(YOUR INSTRUCTIONS) Please reproduce the lines of the records below from the one holding "Clone this chart in Altair." through the one holding "y_ticks = [0, 10, 20, 30, 40, 50]", inclusive, skipping all pictures.

(LISTED ENTRIES)

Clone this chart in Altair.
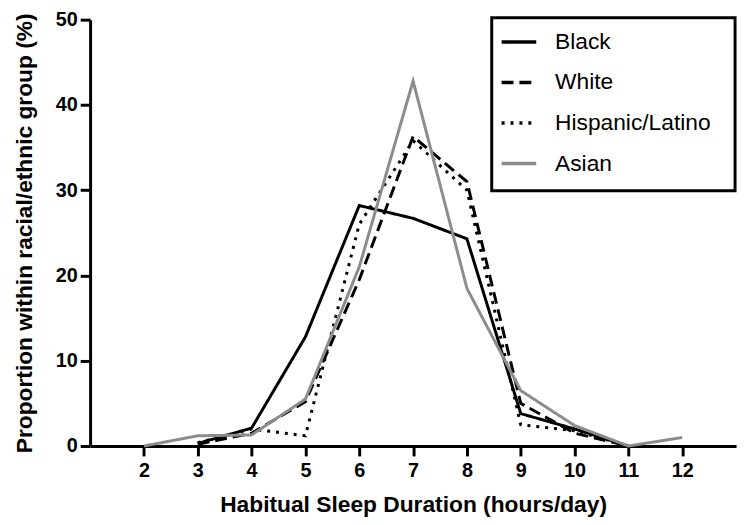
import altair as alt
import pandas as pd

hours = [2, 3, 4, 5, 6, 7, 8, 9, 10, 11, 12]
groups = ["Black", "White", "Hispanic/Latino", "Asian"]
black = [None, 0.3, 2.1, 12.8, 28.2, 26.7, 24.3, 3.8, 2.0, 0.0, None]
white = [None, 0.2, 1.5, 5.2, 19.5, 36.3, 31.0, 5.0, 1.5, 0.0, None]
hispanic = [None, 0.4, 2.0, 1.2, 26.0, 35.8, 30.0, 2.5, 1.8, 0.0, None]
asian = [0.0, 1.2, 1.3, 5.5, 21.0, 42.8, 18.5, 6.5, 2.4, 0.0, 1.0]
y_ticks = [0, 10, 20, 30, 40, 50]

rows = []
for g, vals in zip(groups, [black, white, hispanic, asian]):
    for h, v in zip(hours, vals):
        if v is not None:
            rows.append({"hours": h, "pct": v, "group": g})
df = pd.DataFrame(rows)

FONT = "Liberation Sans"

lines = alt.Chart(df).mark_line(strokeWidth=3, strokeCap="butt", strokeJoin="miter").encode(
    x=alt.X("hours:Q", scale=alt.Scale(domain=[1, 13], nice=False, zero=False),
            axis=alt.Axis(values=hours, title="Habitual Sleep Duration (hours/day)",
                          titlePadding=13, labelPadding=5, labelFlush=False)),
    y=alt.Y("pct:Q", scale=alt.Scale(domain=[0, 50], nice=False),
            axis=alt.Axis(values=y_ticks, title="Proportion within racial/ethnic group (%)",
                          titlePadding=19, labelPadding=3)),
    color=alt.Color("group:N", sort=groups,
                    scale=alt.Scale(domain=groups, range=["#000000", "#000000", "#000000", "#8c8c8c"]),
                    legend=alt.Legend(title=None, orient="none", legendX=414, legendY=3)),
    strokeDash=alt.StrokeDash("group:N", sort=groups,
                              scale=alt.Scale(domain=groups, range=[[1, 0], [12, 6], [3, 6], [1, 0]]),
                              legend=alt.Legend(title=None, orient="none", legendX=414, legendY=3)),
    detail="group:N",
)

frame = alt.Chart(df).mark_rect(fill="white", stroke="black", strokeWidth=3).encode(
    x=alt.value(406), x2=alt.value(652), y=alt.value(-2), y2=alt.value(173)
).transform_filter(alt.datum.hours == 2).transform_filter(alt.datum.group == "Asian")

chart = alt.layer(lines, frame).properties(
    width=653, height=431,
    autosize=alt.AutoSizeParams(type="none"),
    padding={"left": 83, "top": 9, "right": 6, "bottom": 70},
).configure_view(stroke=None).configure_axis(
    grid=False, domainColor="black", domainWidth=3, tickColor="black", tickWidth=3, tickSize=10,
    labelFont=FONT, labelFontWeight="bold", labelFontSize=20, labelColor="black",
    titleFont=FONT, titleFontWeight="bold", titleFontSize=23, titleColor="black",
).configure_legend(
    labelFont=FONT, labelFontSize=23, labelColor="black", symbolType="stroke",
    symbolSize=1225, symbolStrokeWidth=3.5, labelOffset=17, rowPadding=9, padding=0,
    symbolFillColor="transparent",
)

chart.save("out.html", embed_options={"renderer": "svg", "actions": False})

--

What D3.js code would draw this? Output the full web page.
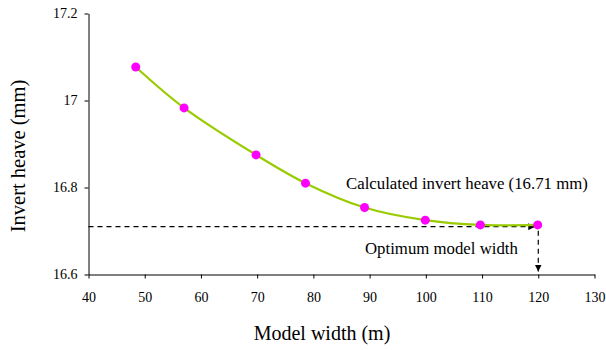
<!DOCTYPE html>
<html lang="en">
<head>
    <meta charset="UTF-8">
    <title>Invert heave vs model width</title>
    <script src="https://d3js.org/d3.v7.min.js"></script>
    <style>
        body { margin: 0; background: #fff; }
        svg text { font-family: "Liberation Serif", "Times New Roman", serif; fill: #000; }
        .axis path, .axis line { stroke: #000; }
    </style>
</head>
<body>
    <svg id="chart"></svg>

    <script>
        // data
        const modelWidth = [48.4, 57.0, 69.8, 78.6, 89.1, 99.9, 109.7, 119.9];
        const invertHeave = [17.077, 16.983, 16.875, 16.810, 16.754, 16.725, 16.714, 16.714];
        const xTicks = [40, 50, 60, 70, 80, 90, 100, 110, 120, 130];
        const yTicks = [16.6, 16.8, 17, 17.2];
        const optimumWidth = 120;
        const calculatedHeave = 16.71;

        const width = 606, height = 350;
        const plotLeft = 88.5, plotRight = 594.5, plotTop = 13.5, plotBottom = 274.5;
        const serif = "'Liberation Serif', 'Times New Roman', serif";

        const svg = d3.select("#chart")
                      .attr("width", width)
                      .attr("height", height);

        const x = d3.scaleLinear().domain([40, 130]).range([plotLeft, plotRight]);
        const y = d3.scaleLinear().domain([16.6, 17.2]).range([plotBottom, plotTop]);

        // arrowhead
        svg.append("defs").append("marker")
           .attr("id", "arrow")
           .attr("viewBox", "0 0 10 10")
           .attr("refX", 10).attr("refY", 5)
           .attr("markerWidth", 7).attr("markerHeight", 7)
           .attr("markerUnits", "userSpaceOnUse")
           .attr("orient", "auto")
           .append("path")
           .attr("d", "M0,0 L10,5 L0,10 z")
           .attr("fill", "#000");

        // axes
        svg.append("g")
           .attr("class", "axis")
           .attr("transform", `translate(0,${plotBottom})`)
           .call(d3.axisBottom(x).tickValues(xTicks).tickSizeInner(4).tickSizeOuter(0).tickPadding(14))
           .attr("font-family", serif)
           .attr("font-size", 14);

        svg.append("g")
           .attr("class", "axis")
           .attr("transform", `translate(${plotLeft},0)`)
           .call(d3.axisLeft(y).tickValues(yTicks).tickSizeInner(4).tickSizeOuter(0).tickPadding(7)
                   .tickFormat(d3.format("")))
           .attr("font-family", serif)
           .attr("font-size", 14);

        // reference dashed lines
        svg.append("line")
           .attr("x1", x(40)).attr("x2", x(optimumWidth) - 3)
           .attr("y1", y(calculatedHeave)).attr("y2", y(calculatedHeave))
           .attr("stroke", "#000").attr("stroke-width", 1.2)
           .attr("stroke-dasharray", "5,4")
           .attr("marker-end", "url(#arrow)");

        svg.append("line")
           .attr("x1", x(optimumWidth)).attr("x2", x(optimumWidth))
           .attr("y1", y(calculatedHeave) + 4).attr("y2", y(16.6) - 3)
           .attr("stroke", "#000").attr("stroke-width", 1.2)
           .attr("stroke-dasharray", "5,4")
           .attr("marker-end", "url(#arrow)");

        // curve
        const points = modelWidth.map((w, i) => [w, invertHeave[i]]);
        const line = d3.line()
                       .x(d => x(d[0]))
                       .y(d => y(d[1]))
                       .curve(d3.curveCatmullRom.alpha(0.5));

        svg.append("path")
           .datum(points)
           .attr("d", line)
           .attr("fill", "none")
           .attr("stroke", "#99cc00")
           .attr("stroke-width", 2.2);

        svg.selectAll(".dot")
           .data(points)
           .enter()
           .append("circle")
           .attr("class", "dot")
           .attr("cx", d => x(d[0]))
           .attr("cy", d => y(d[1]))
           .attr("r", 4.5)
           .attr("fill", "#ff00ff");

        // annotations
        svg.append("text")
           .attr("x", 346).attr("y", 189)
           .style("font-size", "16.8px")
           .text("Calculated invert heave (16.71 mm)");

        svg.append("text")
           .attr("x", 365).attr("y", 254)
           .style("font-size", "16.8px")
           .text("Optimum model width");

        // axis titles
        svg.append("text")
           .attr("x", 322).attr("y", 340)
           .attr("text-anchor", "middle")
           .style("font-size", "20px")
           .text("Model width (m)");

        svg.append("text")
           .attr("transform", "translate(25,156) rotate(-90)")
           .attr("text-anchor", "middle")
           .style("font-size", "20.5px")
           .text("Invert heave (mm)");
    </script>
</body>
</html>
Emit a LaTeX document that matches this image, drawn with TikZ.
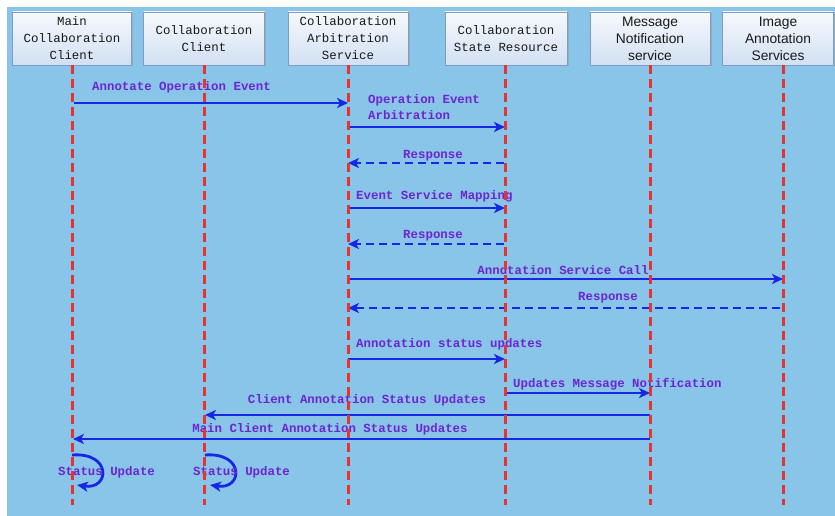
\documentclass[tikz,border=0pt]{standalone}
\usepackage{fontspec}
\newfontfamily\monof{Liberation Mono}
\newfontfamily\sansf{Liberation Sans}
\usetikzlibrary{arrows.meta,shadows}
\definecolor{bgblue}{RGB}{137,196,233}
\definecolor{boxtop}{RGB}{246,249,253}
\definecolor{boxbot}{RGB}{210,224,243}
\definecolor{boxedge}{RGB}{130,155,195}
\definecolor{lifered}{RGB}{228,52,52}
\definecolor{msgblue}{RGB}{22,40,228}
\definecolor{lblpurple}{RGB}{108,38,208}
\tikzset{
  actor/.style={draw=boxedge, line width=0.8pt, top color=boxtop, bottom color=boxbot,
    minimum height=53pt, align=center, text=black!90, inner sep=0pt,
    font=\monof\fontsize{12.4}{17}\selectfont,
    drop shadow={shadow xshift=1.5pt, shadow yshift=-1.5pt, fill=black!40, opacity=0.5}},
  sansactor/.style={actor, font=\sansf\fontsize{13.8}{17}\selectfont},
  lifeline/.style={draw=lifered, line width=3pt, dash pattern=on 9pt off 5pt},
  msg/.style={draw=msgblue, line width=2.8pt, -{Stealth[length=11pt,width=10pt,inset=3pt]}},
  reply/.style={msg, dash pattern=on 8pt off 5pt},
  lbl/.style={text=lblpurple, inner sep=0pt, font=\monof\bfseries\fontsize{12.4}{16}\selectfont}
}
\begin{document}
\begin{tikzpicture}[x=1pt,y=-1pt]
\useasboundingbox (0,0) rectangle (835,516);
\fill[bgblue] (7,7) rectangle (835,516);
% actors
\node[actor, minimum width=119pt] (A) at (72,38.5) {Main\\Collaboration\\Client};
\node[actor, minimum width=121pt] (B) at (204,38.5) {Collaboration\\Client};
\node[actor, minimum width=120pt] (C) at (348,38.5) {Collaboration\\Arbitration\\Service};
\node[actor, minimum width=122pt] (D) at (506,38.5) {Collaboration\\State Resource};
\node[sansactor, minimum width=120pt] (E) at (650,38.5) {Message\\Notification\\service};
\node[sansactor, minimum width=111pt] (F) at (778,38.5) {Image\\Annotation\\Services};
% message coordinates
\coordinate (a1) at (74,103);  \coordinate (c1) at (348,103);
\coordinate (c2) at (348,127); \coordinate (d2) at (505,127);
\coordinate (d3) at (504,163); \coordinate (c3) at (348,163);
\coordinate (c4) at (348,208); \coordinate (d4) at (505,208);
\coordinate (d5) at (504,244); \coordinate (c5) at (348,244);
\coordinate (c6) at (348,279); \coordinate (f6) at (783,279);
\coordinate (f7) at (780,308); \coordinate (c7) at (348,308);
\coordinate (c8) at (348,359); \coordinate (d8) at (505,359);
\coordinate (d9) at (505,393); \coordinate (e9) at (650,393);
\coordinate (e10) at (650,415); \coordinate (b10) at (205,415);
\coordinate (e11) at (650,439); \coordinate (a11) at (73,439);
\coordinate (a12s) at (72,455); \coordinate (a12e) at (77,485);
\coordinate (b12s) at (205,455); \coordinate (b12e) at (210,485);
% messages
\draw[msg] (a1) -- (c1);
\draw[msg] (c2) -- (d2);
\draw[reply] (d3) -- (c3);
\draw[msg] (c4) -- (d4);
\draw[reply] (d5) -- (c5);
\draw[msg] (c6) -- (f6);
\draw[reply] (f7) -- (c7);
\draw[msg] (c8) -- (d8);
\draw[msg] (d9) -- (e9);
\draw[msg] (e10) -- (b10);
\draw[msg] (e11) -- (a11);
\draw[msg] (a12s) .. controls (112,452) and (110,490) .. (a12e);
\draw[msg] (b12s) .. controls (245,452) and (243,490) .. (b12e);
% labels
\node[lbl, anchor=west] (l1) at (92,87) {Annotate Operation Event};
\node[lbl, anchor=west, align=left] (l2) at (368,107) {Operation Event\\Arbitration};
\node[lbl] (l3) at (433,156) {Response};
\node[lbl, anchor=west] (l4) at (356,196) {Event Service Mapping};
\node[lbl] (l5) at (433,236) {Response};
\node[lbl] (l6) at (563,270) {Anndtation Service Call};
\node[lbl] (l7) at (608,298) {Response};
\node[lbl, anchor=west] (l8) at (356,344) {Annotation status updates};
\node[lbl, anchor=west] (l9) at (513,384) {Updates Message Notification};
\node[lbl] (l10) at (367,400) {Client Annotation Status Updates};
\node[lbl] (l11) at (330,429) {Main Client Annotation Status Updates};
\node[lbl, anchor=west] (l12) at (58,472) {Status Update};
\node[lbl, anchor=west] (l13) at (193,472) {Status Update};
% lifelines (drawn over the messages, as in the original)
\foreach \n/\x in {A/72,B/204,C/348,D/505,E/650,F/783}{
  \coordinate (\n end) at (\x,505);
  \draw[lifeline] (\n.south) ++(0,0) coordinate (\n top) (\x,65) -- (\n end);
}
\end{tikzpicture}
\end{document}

(RESPONSE TO THIS EXERCISE)
Clone this chart in Altair.
import altair as alt
import pandas as pd

hours = [2, 3, 4, 5, 6, 7, 8, 9, 10, 11, 12]
groups = ["Black", "White", "Hispanic/Latino", "Asian"]
black = [None, 0.3, 2.1, 12.8, 28.2, 26.7, 24.3, 3.8, 2.0, 0.0, None]
white = [None, 0.2, 1.5, 5.2, 19.5, 36.3, 31.0, 5.0, 1.5, 0.0, None]
hispanic = [None, 0.4, 2.0, 1.2, 26.0, 35.8, 30.0, 2.5, 1.8, 0.0, None]
asian = [0.0, 1.2, 1.3, 5.5, 21.0, 42.8, 18.5, 6.5, 2.4, 0.0, 1.0]
y_ticks = [0, 10, 20, 30, 40, 50]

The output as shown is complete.